山道「今季一杯監督へのサポートを約束する。但しペッカーは禁止な!」
ぺ「・・・・・・」
直輝・小島・マルシオ・柏木・峻希「!!!!」
みたいな(笑)
・もっともその場合誰が実権を持っているのかという問題が浮上しますが。
-----セル-----
原口---直輝---丸塩
---柏木--小島---
平川-永田--摩周-峻希
-----加藤-----
得点:52分 マルシオ(PK)、65分 原口
69分:セル→ランコ
71分:平川→宇賀神
81分:直輝→梅崎
・この試合で驚いたのはスタメン。山形戦お休みの峻希やスピラが戻ってきたのはともかく、ボランチの一角に小島、トップ下に直輝、そして1トップにはなんとセルを起用。代わりに山形戦で何の役にも立たなかった高崎は一気にベンチ外。なんか「サカつくならこうする!」みたいなスタメンがいきなり実現してびっくり!
・で、1トップに抜擢されたセルの出来自体はまずまず。最前線でのボールキープはできるし、相手の裏を狙うような動きもしていました。ただ如何せんこの面子で練習したことが無いせいか、セルへ出すボール、セルが出すボールがミスになってしまう場面が非常に目立ちました。もともとセル自体、他の選手との連動性を欠く特性(?)があるような気も。そういう目を瞑らざるを得ない要素が多々あるにも関わらず、選手たちはよくやったと思います。前半の浦和は守備も非常に積極的でDFラインを押し上げて高い位置でボールを奪えていましたし。
・しかし、前半の浦和はミスが多いのが災いして、積極的に動いている割にはチャンスが少なく、前半の終わりごろにカウンターのチャンスがあったくらい(セルがなぜかクロスを選択・・・)。一方の大宮は基本的にラファエルへの縦パスを多用してのカウンター狙い。負けないことを優先とした試合運びのように見えました。そして試合は大宮の狙い通りに進んだどころか、むしろ前半は大宮のほうがチャンスが多かったくらい。ピンパォンがGK加藤との1対1を決めていればそのまま大宮が勝って終わっても特段不思議ではありませんでした。
・ただ悲しいことに、そんなに悪い展開でもなかったのに致命的なミスを犯して試合をパーにしてしまうのが今の大宮。片岡が大宮左サイドへ出した横パスをマルシオにカットされ、浦和の人数をかけたカウンターを食らって最後はエリア内で杉山がセルを後ろから倒してPK与。マルシオがきっちり決めて浦和先制。
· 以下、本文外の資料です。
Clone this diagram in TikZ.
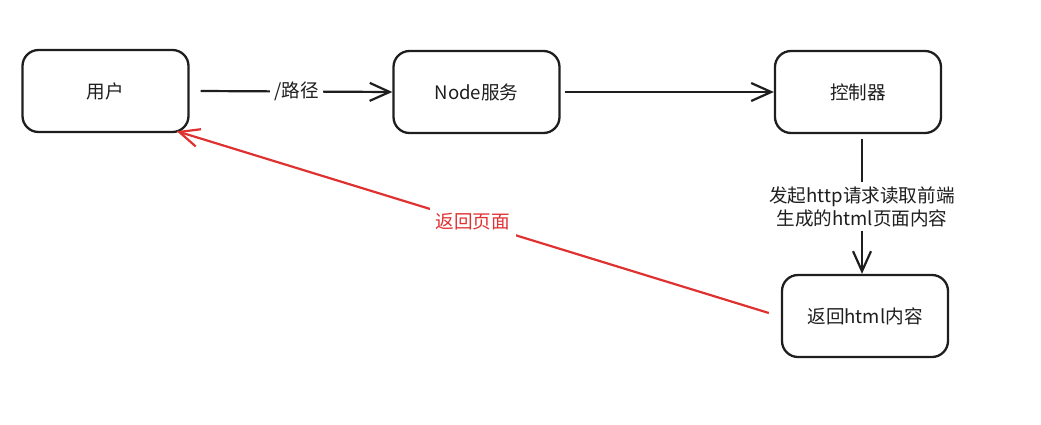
\documentclass[tikz,border=0pt]{standalone}
\usepackage{fontspec}
\setmainfont{Noto Sans CJK SC}
\usetikzlibrary{positioning,arrows.meta}
\definecolor{ink}{HTML}{1E1E1E}
\definecolor{redline}{HTML}{E03131}

\begin{document}
\begin{tikzpicture}[x=1pt, y=-1pt, font=\fontsize{18.6}{23}\selectfont,
	box/.style={draw=ink, line width=2.3pt, rounded corners=16pt, minimum width=166pt, minimum height=82pt, align=center, text=ink},
	arr/.style={draw=ink, line width=2.2pt, -{Straight Barb[length=20pt, width=18pt, line width=2.2pt]}},
	lbl/.style={fill=white, inner sep=4pt, align=center, text=ink}]
	\useasboundingbox (0,0) rectangle (1041,424);
	\node[box] (U) at (105.5,91) {用户};
	\node[box] (N) at (476.5,92) {Node服务};
	\node[box] (C) at (858,92) {控制器};
	\node[box] (H) at (865,316) {返回html内容};
	\draw[arr] ([xshift=11pt]U.east) -- node[lbl] {/路径} (N.west);
	\draw[arr] ([xshift=4pt]N.east) -- (C.west);
	\draw[arr] ([xshift=4pt,yshift=-5pt]C.south) -- node[lbl] {发起http请求读取前端\\生成的html页面内容} ([xshift=-3pt]H.north);
	\draw[arr, draw=redline] ([xshift=-12pt,yshift=3pt]H.west) -- node[lbl, text=redline, inner sep=6pt] {返回页面} ([xshift=-13pt,yshift=2pt]U.south east);
\end{tikzpicture}
\end{document}
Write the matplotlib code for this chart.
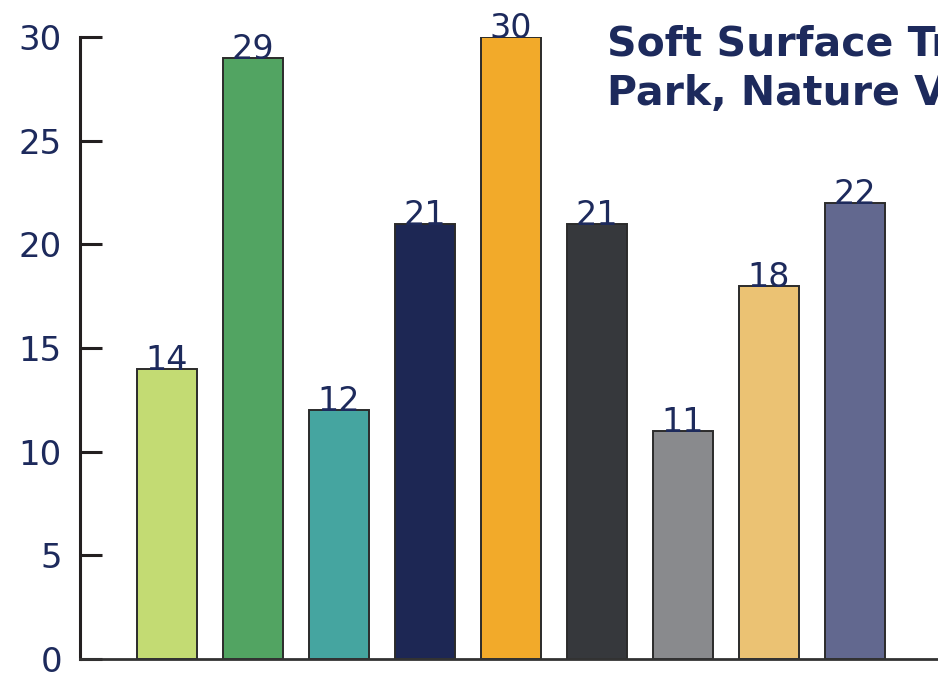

・浦和は中2日、大宮は中3日と日程的に浦和は分が悪く、かつ前半浦和は完全にオーバーペースだっただけに、PKとはいえ後半早い時間帯に先制できたのは幸い。さらに小島の縦ポンでDFライン裏に抜け出た原口が追加点。この場面ではセルが原口と連動して相手を迷わせるような動きをしていました。
・先制された大宮は一転して人数をかけて攻めてきましたが、全くと言っていいほど決定機を作れず、結局途中投入された石原が渡邉のパスを受けてダイレクトで際どいシュートを放ったくらいかな? 浦和は後半半ばから足が止まってDFラインを押し上げられなくなってしまいましたが、深めの位置でそれなりにコンパクトな陣形を維持して粘り強く守っていました。少なくとも自陣がスカスカになって、勝っているのに相手と殴り合いになるような愚は犯さず。この辺もペトロらしくありません(苦笑)
・この試合で非常に残念だったのは疲労困憊のセルに代わって投入されたランコの出来がお話にならなかったこと。ハイボールが苦手なのは仕様なので仕方ありませんが、フラフラのセルよりも運動量がないのは致命的。焦りがあるのか、つまらないオフサイドに引っかかることもあって、これじゃまるで「デスポトビッツァ」ですな。
・またイエローカードをもらった直輝に代わって久しぶりに出場機会を得た梅崎も動きが良いとは言えず、またそれ以上に試合感のなさを露呈して周囲との連動性を欠いていました。
・一方、スタメン抜擢の小島の出来は秀逸。終始柏木が前、小島が後ろっぽい位置関係でしたが、相手の攻撃の芽を摘む本来の仕事をこなしつつ、要所要所で攻撃の基点となる縦パスを供給。惨敗したC大阪戦でも小島が唯一の救いといっていいくらいの出来でした。その小島を次節スタメンで起用するかどうかで、ペトロビッチの立場なり実権なりがはっきりと判るような気がします。
---ラファ--ピン---
渡邉---------東
---上田--青木---
金--片岡--深谷-杉山
-----江角-----
25分:金 英權→村上(負傷交代)
66分:ピンパォン→石原
75分:杉山→金久保
・そんなに悪い試合ではなかったのに凡ミスで先制され、その後は攻めている割には決定機が作れず、そうこうしているうちに2点目を取られてしまうって、前節G大阪戦とまるっきり同じ展開。
・G大阪戦からGK北野→江角、右SB村上→杉山、FW石原→ピンパォンとそれなりにメンバーを入れ替えてきましたが、特段問題が無かったのは江角だけかな?
・東はあんまり周囲とかみ合っているようには見受けられず。五輪代表の2列目は清武が別格。さらに原口・直輝と浦和勢が台頭していますから、五輪代表ではポジションを失ってしまうかも。